───── Supplied data ─────

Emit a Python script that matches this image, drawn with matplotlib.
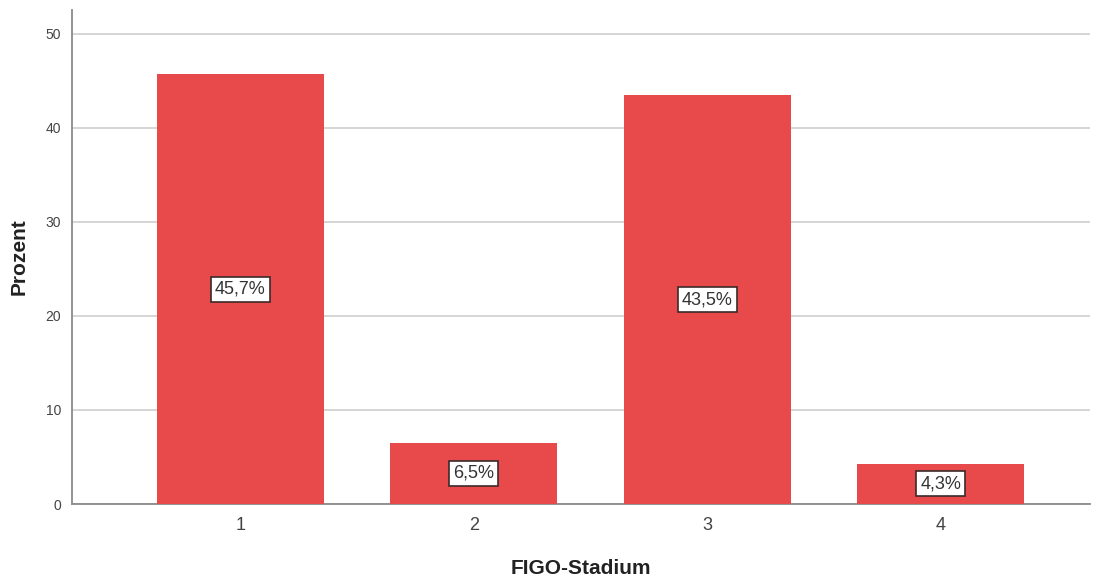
import numpy as np
import matplotlib.pyplot as plt

plt.rcParams['font.family'] = ['Liberation Sans', 'DejaVu Sans']

# FIGO-Stadium Verteilung (Prozent)
stadien = ['1', '2', '3', '4']
prozent = [45.7, 6.5, 43.5, 4.3]
labels = ['45,7%', '6,5%', '43,5%', '4,3%']

bar_color = '#e84a4c'
grid_color = '#d2d2d2'
axis_color = '#8a8a8a'

fig = plt.figure(figsize=(11, 5.77), dpi=100)
ax = fig.add_axes([0.0655, 0.1265, 0.9255, 0.8562])

x = np.arange(1, len(stadien) + 1)
ax.bar(x, prozent, width=0.715, color=bar_color, zorder=3)

# Beschriftung in der Mitte jedes Balkens
for xi, val, lab in zip(x, prozent, labels):
    ax.text(xi, val / 2, lab, ha='center', va='center', fontsize=13, color='#333333', zorder=4,
            bbox=dict(boxstyle='square,pad=0.22', facecolor='white', edgecolor='#3a2a2a', linewidth=1.2))

ax.set_xlim(0.28, 4.64)
ax.set_ylim(0, 52.55)
ax.set_yticks([0, 10, 20, 30, 40, 50])
ax.set_xticks(x)
ax.set_xticklabels(stadien)

ax.yaxis.grid(True, color=grid_color, linewidth=1.3, zorder=0)
ax.tick_params(axis='y', length=0, labelsize=10, labelcolor='#444444', pad=8)
ax.tick_params(axis='x', length=0, labelsize=13, labelcolor='#444444', pad=9)

for side in ['top', 'right']:
    ax.spines[side].set_visible(False)
ax.spines['left'].set_color(axis_color)
ax.spines['bottom'].set_color(axis_color)
ax.spines['left'].set_linewidth(1.3)
ax.spines['bottom'].set_linewidth(1.3)

ax.set_xlabel('FIGO-Stadium', fontsize=15, fontweight='bold', color='#222222', labelpad=18)
ax.set_ylabel('Prozent', fontsize=15, fontweight='bold', color='#222222', labelpad=12)

fig.savefig('out.png', dpi=100)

─────

--- Exercise instructions ---
Pictures are excluded; extract exactly the lines from the start of the data through the line that holds "ax.bar(x, prozent, width=0.715, color=bar_color, zorder=3)", both ends included.

--- Response to this exercise ---
Emit a Python script that matches this image, drawn with matplotlib.
import numpy as np
import matplotlib.pyplot as plt

plt.rcParams['font.family'] = ['Liberation Sans', 'DejaVu Sans']

# FIGO-Stadium Verteilung (Prozent)
stadien = ['1', '2', '3', '4']
prozent = [45.7, 6.5, 43.5, 4.3]
labels = ['45,7%', '6,5%', '43,5%', '4,3%']

bar_color = '#e84a4c'
grid_color = '#d2d2d2'
axis_color = '#8a8a8a'

fig = plt.figure(figsize=(11, 5.77), dpi=100)
ax = fig.add_axes([0.0655, 0.1265, 0.9255, 0.8562])

x = np.arange(1, len(stadien) + 1)
ax.bar(x, prozent, width=0.715, color=bar_color, zorder=3)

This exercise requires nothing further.